##### MATERIAL #####

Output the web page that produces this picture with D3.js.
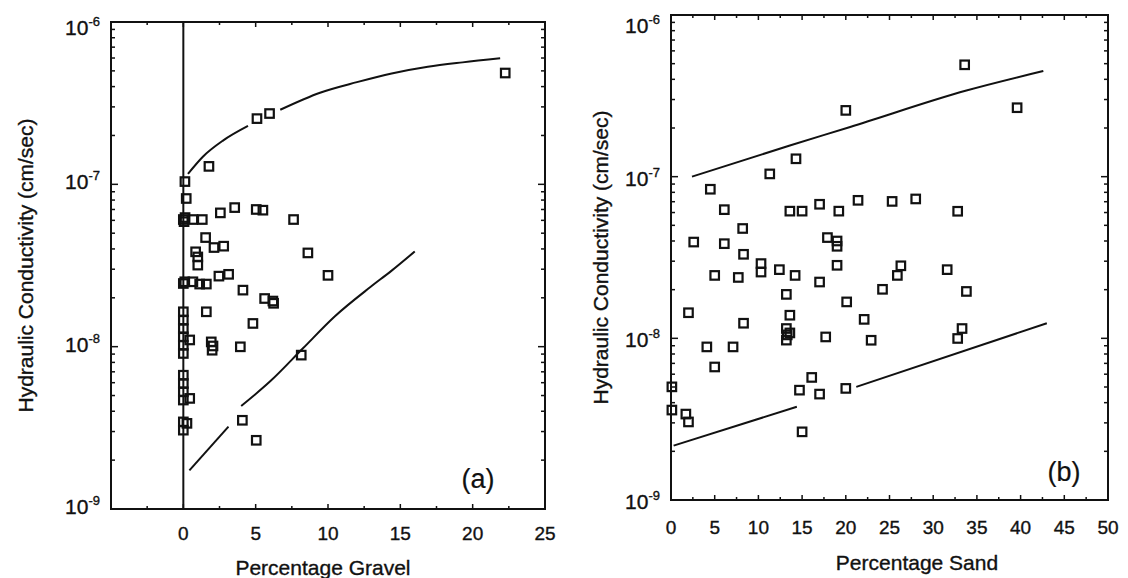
<!DOCTYPE html>
<html>
<head>
<meta charset="utf-8">
<script src="https://cdn.jsdelivr.net/npm/d3@7"></script>
<style>
  html, body { margin: 0; padding: 0; background: #fff; }
  svg { display: block; }
  text { font-family: "Liberation Sans", Arial, sans-serif; fill: #111; stroke: #111; stroke-width: 0.35px; }
</style>
</head>
<body>
<script>
// ---- panel (a): gravel ----
const gravelPct = [22.25, 5.09, 5.96, 1.77, 0.11, 0.2, 0, 0.12, 0.05, 0.66, 1.31, 2.56, 3.55, 5.04, 5.5, 7.62,
  1.54, 2.12, 2.79, 0.85, 1.0, 1.0, 2.46, 3.13, 8.61, 10.0, 0, 0.1, 0.66, 1.13, 1.59, 4.12, 5.62, 6.19, 6.24,
  1.59, 4.81, 1.93, 1.99, 2.05, 3.94, 8.15, 4.08, 5.04, 0.44, 0.44, 0.25,
  0, 0, 0, 0, 0, 0, 0, 0, 0, 0, 0, 0];
const gravelK = [4.85e-7, 2.54e-7, 2.73e-7, 1.29e-7, 1.04e-7, 8.18e-8, 6.07e-8, 6.24e-8, 5.89e-8, 6.07e-8, 6.07e-8, 6.67e-8, 7.19e-8, 7.00e-8, 6.93e-8, 6.07e-8,
  4.70e-8, 4.08e-8, 4.16e-8, 3.84e-8, 3.57e-8, 3.18e-8, 2.72e-8, 2.79e-8, 3.78e-8, 2.75e-8, 2.45e-8, 2.51e-8, 2.51e-8, 2.43e-8, 2.43e-8, 2.23e-8, 1.98e-8, 1.91e-8, 1.85e-8,
  1.64e-8, 1.39e-8, 1.07e-8, 9.51e-9, 1.01e-8, 9.98e-9, 8.87e-9, 3.52e-9, 2.65e-9, 1.10e-8, 4.80e-9, 3.37e-9,
  1.64e-8, 1.46e-8, 1.29e-8, 1.15e-8, 1.02e-8, 9.08e-9, 6.67e-9, 5.93e-9, 5.27e-9, 4.69e-9, 3.44e-9, 3.06e-9];

// envelope curves (broken where they pass the squares)
const gravelUpperA = { x: [0.32, 1.35, 2.74, 4.47], k: [1.16e-7, 1.48e-7, 1.86e-7, 2.29e-7] };
const gravelUpperB = { x: [6.7, 9.5, 12.0, 14.4, 16.9, 19.3, 21.9], k: [2.88e-7, 3.68e-7, 4.26e-7, 4.82e-7, 5.30e-7, 5.64e-7, 5.97e-7] };
const gravelLowerA = { x: [0.42, 3.12], k: [1.73e-9, 3.22e-9] };
const gravelLowerB = { x: [4.0, 6.06, 8.27, 10.48, 12.93, 14.4, 16.0], k: [4.31e-9, 6.18e-9, 9.77e-9, 1.54e-8, 2.33e-8, 2.94e-8, 3.86e-8] };

// ---- panel (b): sand ----
const sandPct = [33.6, 39.6, 20.0, 14.3, 11.3, 4.5, 6.1, 13.6, 15.0, 17.0, 19.2, 21.4, 25.3, 28.0, 32.8, 8.2, 2.6, 6.1,
  17.9, 19.0, 19.0, 8.3, 10.3, 10.3, 12.4, 19.0, 26.3, 25.9, 31.6, 5.0, 7.7, 14.2, 17.0, 24.2, 33.8, 13.2, 20.1, 2.0,
  13.6, 22.1, 8.3, 13.2, 13.6, 13.3, 13.2, 17.7, 33.3, 32.8, 22.9, 4.1, 7.1, 5.0, 0.1, 0.1, 1.7, 2.0, 14.7, 16.1, 17.0, 20.0, 15.0];
const sandK = [4.92e-7, 2.67e-7, 2.57e-7, 1.29e-7, 1.04e-7, 8.36e-8, 6.25e-8, 6.12e-8, 6.12e-8, 6.75e-8, 6.12e-8, 7.14e-8, 7.03e-8, 7.28e-8, 6.11e-8, 4.78e-8, 3.94e-8, 3.85e-8,
  4.20e-8, 4.00e-8, 3.71e-8, 3.31e-8, 2.90e-8, 2.57e-8, 2.66e-8, 2.83e-8, 2.81e-8, 2.45e-8, 2.66e-8, 2.45e-8, 2.38e-8, 2.45e-8, 2.23e-8, 2.01e-8, 1.95e-8, 1.87e-8, 1.68e-8, 1.44e-8,
  1.39e-8, 1.31e-8, 1.24e-8, 1.15e-8, 1.08e-8, 1.05e-8, 9.75e-9, 1.02e-8, 1.15e-8, 9.98e-9, 9.73e-9, 8.85e-9, 8.85e-9, 6.65e-9, 5.01e-9, 3.60e-9, 3.40e-9, 3.04e-9, 4.78e-9, 5.73e-9, 4.52e-9, 4.90e-9, 2.64e-9];

const sandUpper = { x: [2.4, 13.6, 20.5, 33.8, 42.6], k: [1.00e-7, 1.56e-7, 2.03e-7, 3.41e-7, 4.50e-7] };
const sandLowerA = { x: [0.3, 14.4], k: [2.17e-9, 3.77e-9] };
const sandLowerB = { x: [21.2, 43.0], k: [5.01e-9, 1.24e-8] };

// ---- axes ----
const kDecades = [1e-9, 1e-8, 1e-7, 1e-6];
const kExponents = ["-9", "-8", "-7", "-6"];
const gravelTicks = [0, 5, 10, 15, 20, 25];
const sandTicks = [0, 5, 10, 15, 20, 25, 30, 35, 40, 45, 50];

const width = 1128, height = 578;

const svg = d3.select("body").append("svg")
  .attr("width", width)
  .attr("height", height);

const panels = [
  {
    px: gravelPct, pk: gravelK, lines: [gravelUpperA, gravelUpperB, gravelLowerA, gravelLowerB],
    xDomain: [-5, 25], xTicks: gravelTicks,
    left: 111, right: 545, top: 22, bottom: 509,
    xLabelY: 540, xTitle: "Percentage Gravel", xTitleX: 323, xTitleY: 575,
    yTitleX: 33, yLabelDy: 5, yTopDy: 13,
    tag: "(a)", tagX: 478, tagY: 488, zeroLine: true
  },
  {
    px: sandPct, pk: sandK, lines: [sandUpper, sandLowerA, sandLowerB],
    xDomain: [0, 50], xTicks: sandTicks,
    left: 671, right: 1108, top: 15, bottom: 500,
    xLabelY: 534, xTitle: "Percentage Sand", xTitleX: 917, xTitleY: 570,
    yTitleX: 608, yLabelDy: 9, yTopDy: 18,
    tag: "(b)", tagX: 1064, tagY: 481, zeroLine: false
  }
];

panels.forEach(p => {
  const x = d3.scaleLinear().domain(p.xDomain).range([p.left, p.right]);
  const y = d3.scaleLog().domain([1e-9, 1e-6]).range([p.bottom, p.top]);
  const g = svg.append("g");

  // tick marks, pointing inward on all four sides
  const tk = g.append("g").attr("stroke", "#111").attr("stroke-width", 1.5);
  d3.range(p.xDomain[0], p.xDomain[1] + 0.01, 2.5).forEach(v => {
    const len = v % 5 === 0 ? 5 : 3;
    tk.append("line").attr("x1", x(v)).attr("x2", x(v)).attr("y1", p.bottom).attr("y2", p.bottom - len);
    tk.append("line").attr("x1", x(v)).attr("x2", x(v)).attr("y1", p.top).attr("y2", p.top + len);
  });
  y.ticks().forEach(v => {
    const major = Math.abs(Math.log10(v) - Math.round(Math.log10(v))) < 1e-6;
    const len = major ? 7 : 4;
    tk.append("line").attr("x1", p.left).attr("x2", p.left + len).attr("y1", y(v)).attr("y2", y(v));
    tk.append("line").attr("x1", p.right).attr("x2", p.right - len).attr("y1", y(v)).attr("y2", y(v));
  });

  // frame
  g.append("rect")
    .attr("x", p.left).attr("y", p.top)
    .attr("width", p.right - p.left).attr("height", p.bottom - p.top)
    .attr("fill", "none").attr("stroke", "#111").attr("stroke-width", 2);

  if (p.zeroLine) {
    g.append("line")
      .attr("x1", x(0)).attr("x2", x(0)).attr("y1", p.top).attr("y2", p.bottom)
      .attr("stroke", "#111").attr("stroke-width", 2);
  }

  // envelope curves
  const line = d3.line().x(d => x(d[0])).y(d => y(d[1])).curve(d3.curveMonotoneX);
  g.append("g")
    .attr("fill", "none").attr("stroke", "#111").attr("stroke-width", 2)
    .selectAll("path")
    .data(p.lines.map(s => d3.zip(s.x, s.k)))
    .join("path")
    .attr("d", line);

  // data squares
  g.append("g")
    .attr("fill", "none").attr("stroke", "#111").attr("stroke-width", 2.2)
    .selectAll("rect")
    .data(d3.zip(p.px, p.pk))
    .join("rect")
    .attr("x", d => x(d[0]) - 4.25)
    .attr("y", d => y(d[1]) - 4.25)
    .attr("width", 8.5).attr("height", 8.5);

  // x tick labels
  g.append("g")
    .attr("font-size", 19).attr("text-anchor", "middle")
    .selectAll("text")
    .data(p.xTicks)
    .join("text")
    .attr("x", d => x(d)).attr("y", p.xLabelY)
    .text(d => d);

  // y tick labels 10^n
  const yl = g.append("g").attr("text-anchor", "end")
    .selectAll("text")
    .data(kDecades)
    .join("text")
    .attr("x", p.left - 11)
    .attr("y", d => y(d) + (d === 1e-6 ? p.yTopDy : p.yLabelDy))
    .attr("font-size", 21);
  yl.append("tspan").text("10");
  yl.append("tspan").attr("font-size", 13).attr("dy", -9).text((d, i) => kExponents[i]);

  // titles
  g.append("text")
    .attr("x", p.xTitleX).attr("y", p.xTitleY)
    .attr("text-anchor", "middle").attr("font-size", 21)
    .text(p.xTitle);
  g.append("text")
    .attr("transform", `translate(${p.yTitleX},${(p.top + p.bottom) / 2}) rotate(-90)`)
    .attr("text-anchor", "middle").attr("font-size", 21)
    .text("Hydraulic Conductivity (cm/sec)");

  g.append("text")
    .attr("x", p.tagX).attr("y", p.tagY)
    .attr("text-anchor", "middle")
    .attr("font-family", "DejaVu Sans, sans-serif")
    .attr("font-size", 27)
    .style("stroke-width", "0.2px")
    .text(p.tag);
});
</script>
</body>
</html>
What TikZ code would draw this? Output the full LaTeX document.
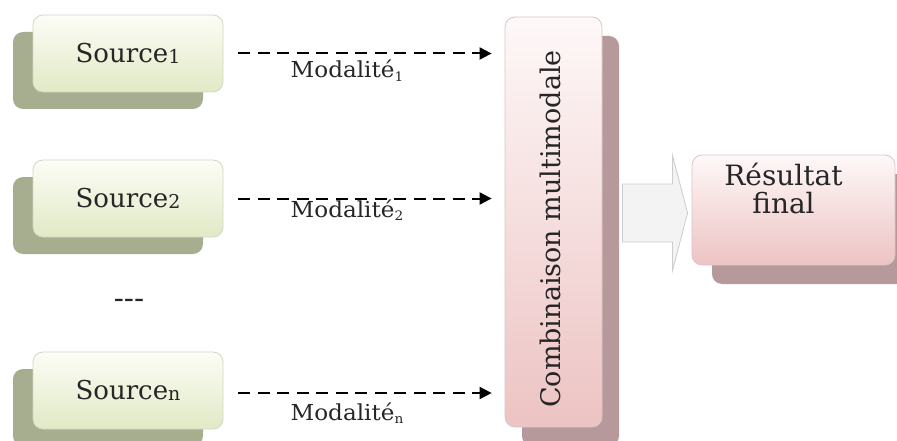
\documentclass[tikz,border=0pt]{standalone}
\usepackage{fontspec}
\setmainfont{DejaVu Serif}
\usetikzlibrary{arrows.meta,shadows,calc}

\definecolor{greentop}{HTML}{FCFDF6}
\definecolor{greenbot}{HTML}{E1E9C5}
\definecolor{greenline}{HTML}{D2D8C2}
\definecolor{greenshadow}{HTML}{A7AD8F}
\definecolor{pinktop}{HTML}{FEF8F8}
\definecolor{pinkbot}{HTML}{EDC3C3}
\definecolor{pinkline}{HTML}{D9C6C6}
\definecolor{pinkshadow}{HTML}{B6999A}
\definecolor{inkgray}{HTML}{262626}
\definecolor{bigfill}{HTML}{F3F3F3}
\definecolor{bigline}{HTML}{CCCCCC}

\newcommand\srcidx[1]{\raisebox{-0.12ex}{\fontsize{19}{19}\selectfont #1}}
\newcommand\modidx[1]{\raisebox{-0.35ex}{\fontsize{13}{13}\selectfont #1}}

\tikzset{
  bigtext/.style={font=\fontsize{26}{27}\selectfont, text=inkgray},
  srcbox/.style={rounded corners=10pt, draw=greenline, line width=0.8pt,
    top color=greentop, bottom color=greenbot,
    minimum width=190pt, minimum height=77pt, inner sep=0pt, bigtext,
    drop shadow={shadow xshift=-20pt, shadow yshift=-17pt,
      fill=greenshadow, draw=none, opacity=1}},
  pinkbox/.style={rounded corners=10pt, draw=pinkline, line width=0.8pt,
    top color=pinktop, bottom color=pinkbot, inner sep=0pt,
    drop shadow={shadow xshift=#1, shadow yshift=-19pt,
      fill=pinkshadow, draw=none, opacity=1}},
  modlink/.style={line width=2pt, dash pattern=on 12pt off 7.5pt,
    -{Triangle[length=12pt,width=12pt]}, shorten <=15pt, shorten >=13pt},
  modlabel/.style={anchor=base, text=inkgray, font=\fontsize{22}{22}\selectfont},
  fatarrow/.style={fill=bigfill, draw=bigline, line width=0.8pt, line join=miter}
}

\begin{document}
\begin{tikzpicture}[x=1pt, y=-1pt]
  \useasboundingbox (0,0) rectangle (897,441);

  % sources
  \node[srcbox] (s1) at (128,53.5) {Source\srcidx{1}};
  \node[srcbox] (s2) at (128,198.5) {Source\srcidx{2}};
  \node[srcbox] (sn) at (128,390.5) {Source\srcidx{n}};
  \node[bigtext, font=\fontsize{30}{30}\selectfont] (dots) at (129,304) {-{}-{}-};

  % fusion block
  \node[pinkbox=17pt, minimum width=97pt, minimum height=410pt] (comb) at (553.5,222) {};
  \node[bigtext, font=\fontsize{27}{27}\selectfont, rotate=90] (combtxt)
    at ($(comb.center)+(-3,7)$) {Combinaison multimodale};

  % final result
  \node[pinkbox=20pt, minimum width=203pt, minimum height=110pt] (res) at (793.5,210) {};
  \node[bigtext, font=\fontsize{28}{28}\selectfont, align=center] (restxt)
    at ($(res.center)+(-10,-21)$) {Résultat\\final};

  % modality links
  \draw[modlink] (s1.east) -- (s1.east -| comb.west);
  \draw[modlink] (s2.east) -- (s2.east -| comb.west);
  \draw[modlink] ($(sn.east)+(0,2.5)$) -- ($(sn.east -| comb.west)+(0,2.5)$);
  \node[modlabel] (m1) at (347,78) {\scalebox{1.05}[1]{Modalité\modidx{1}}};
  \node[modlabel] (m2) at (347,217) {\scalebox{1.05}[1]{Modalité\modidx{2}}};
  \node[modlabel] (mn) at (347,420) {\scalebox{1.05}[1]{Modalité\modidx{n}}};

  % broad arrow towards the result
  \coordinate (fa) at ($(comb.east)+(20,-9)$);
  \coordinate (tip) at ($(res.west)+(-4,3)$);
  \draw[fatarrow] ($(fa)+(0,-29)$) -- ($(fa)+(50,-29)$) -- ($(fa)+(50,-58)$)
    -- (tip) -- ($(fa)+(50,58)$) -- ($(fa)+(50,29)$) -- ($(fa)+(0,29)$) -- cycle;
\end{tikzpicture}
\end{document}
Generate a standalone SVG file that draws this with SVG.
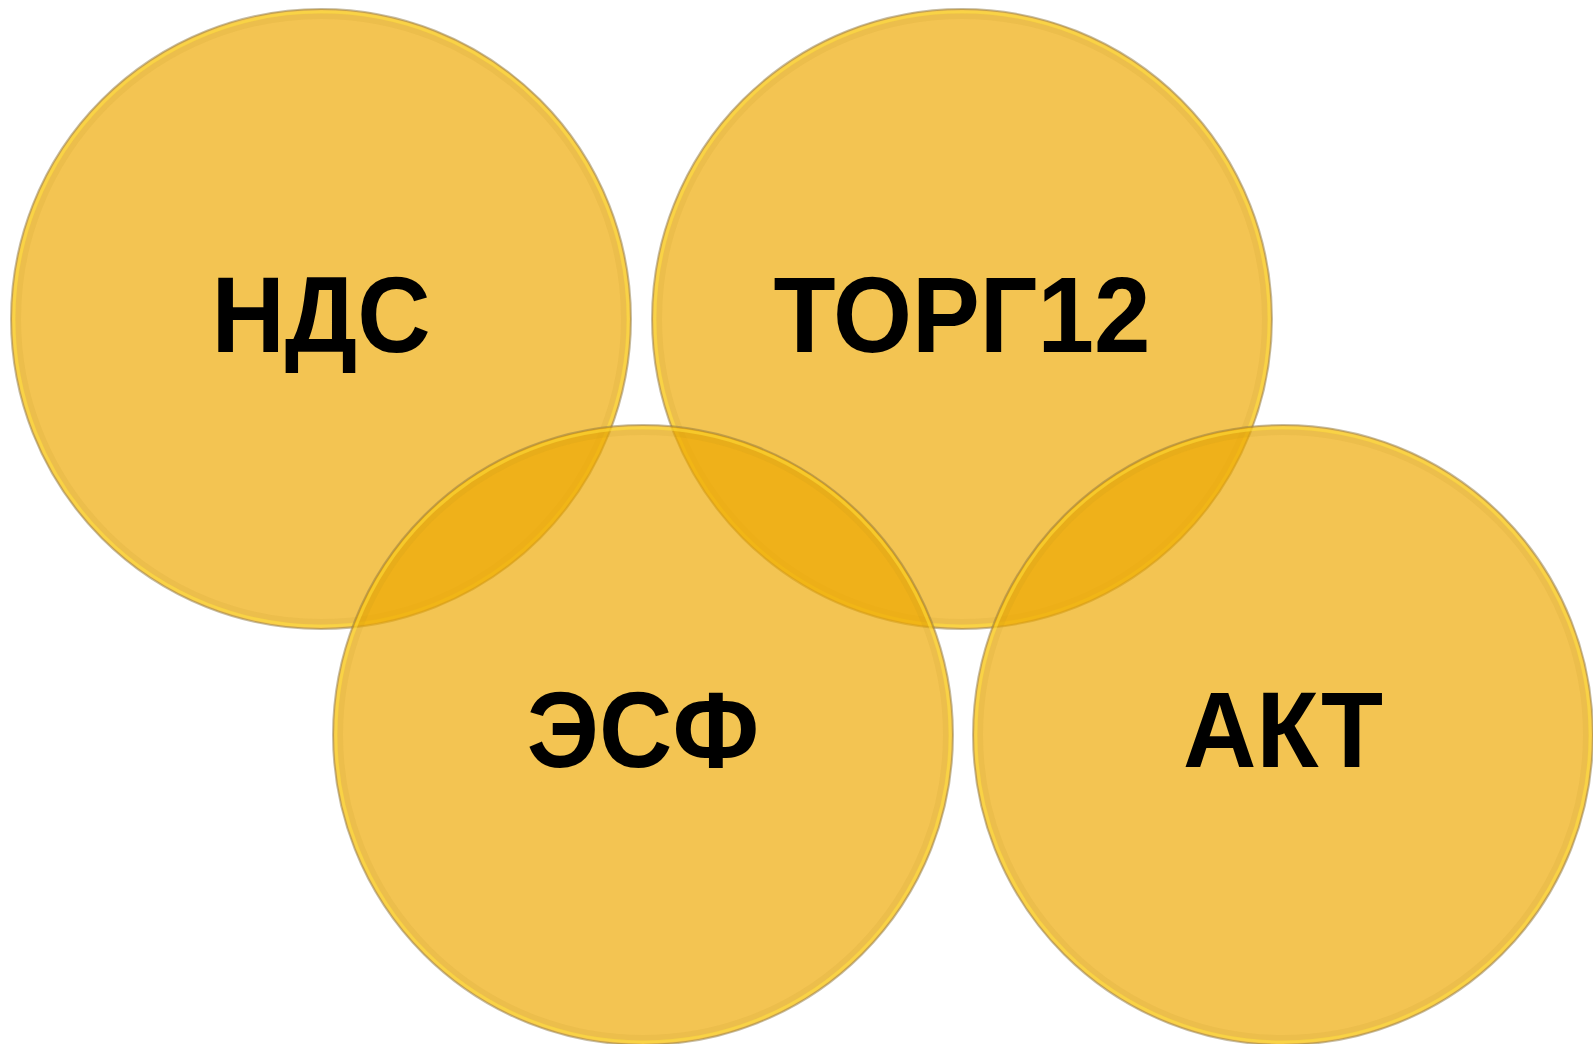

#####

### GOAL
Repeat only the lines between the start of the data and the line with "4.69e-9, 3.44e-9, 3.06e-9];", including those two lines, and skip the pictures.

### REPLY TO THE TASK
Output the web page that produces this picture with D3.js.
<!DOCTYPE html>
<html>
<head>
<meta charset="utf-8">
<script src="https://cdn.jsdelivr.net/npm/d3@7"></script>
<style>
  html, body { margin: 0; padding: 0; background: #fff; }
  svg { display: block; }
  text { font-family: "Liberation Sans", Arial, sans-serif; fill: #111; stroke: #111; stroke-width: 0.35px; }
</style>
</head>
<body>
<script>
// ---- panel (a): gravel ----
const gravelPct = [22.25, 5.09, 5.96, 1.77, 0.11, 0.2, 0, 0.12, 0.05, 0.66, 1.31, 2.56, 3.55, 5.04, 5.5, 7.62,
  1.54, 2.12, 2.79, 0.85, 1.0, 1.0, 2.46, 3.13, 8.61, 10.0, 0, 0.1, 0.66, 1.13, 1.59, 4.12, 5.62, 6.19, 6.24,
  1.59, 4.81, 1.93, 1.99, 2.05, 3.94, 8.15, 4.08, 5.04, 0.44, 0.44, 0.25,
  0, 0, 0, 0, 0, 0, 0, 0, 0, 0, 0, 0];
const gravelK = [4.85e-7, 2.54e-7, 2.73e-7, 1.29e-7, 1.04e-7, 8.18e-8, 6.07e-8, 6.24e-8, 5.89e-8, 6.07e-8, 6.07e-8, 6.67e-8, 7.19e-8, 7.00e-8, 6.93e-8, 6.07e-8,
  4.70e-8, 4.08e-8, 4.16e-8, 3.84e-8, 3.57e-8, 3.18e-8, 2.72e-8, 2.79e-8, 3.78e-8, 2.75e-8, 2.45e-8, 2.51e-8, 2.51e-8, 2.43e-8, 2.43e-8, 2.23e-8, 1.98e-8, 1.91e-8, 1.85e-8,
  1.64e-8, 1.39e-8, 1.07e-8, 9.51e-9, 1.01e-8, 9.98e-9, 8.87e-9, 3.52e-9, 2.65e-9, 1.10e-8, 4.80e-9, 3.37e-9,
  1.64e-8, 1.46e-8, 1.29e-8, 1.15e-8, 1.02e-8, 9.08e-9, 6.67e-9, 5.93e-9, 5.27e-9, 4.69e-9, 3.44e-9, 3.06e-9];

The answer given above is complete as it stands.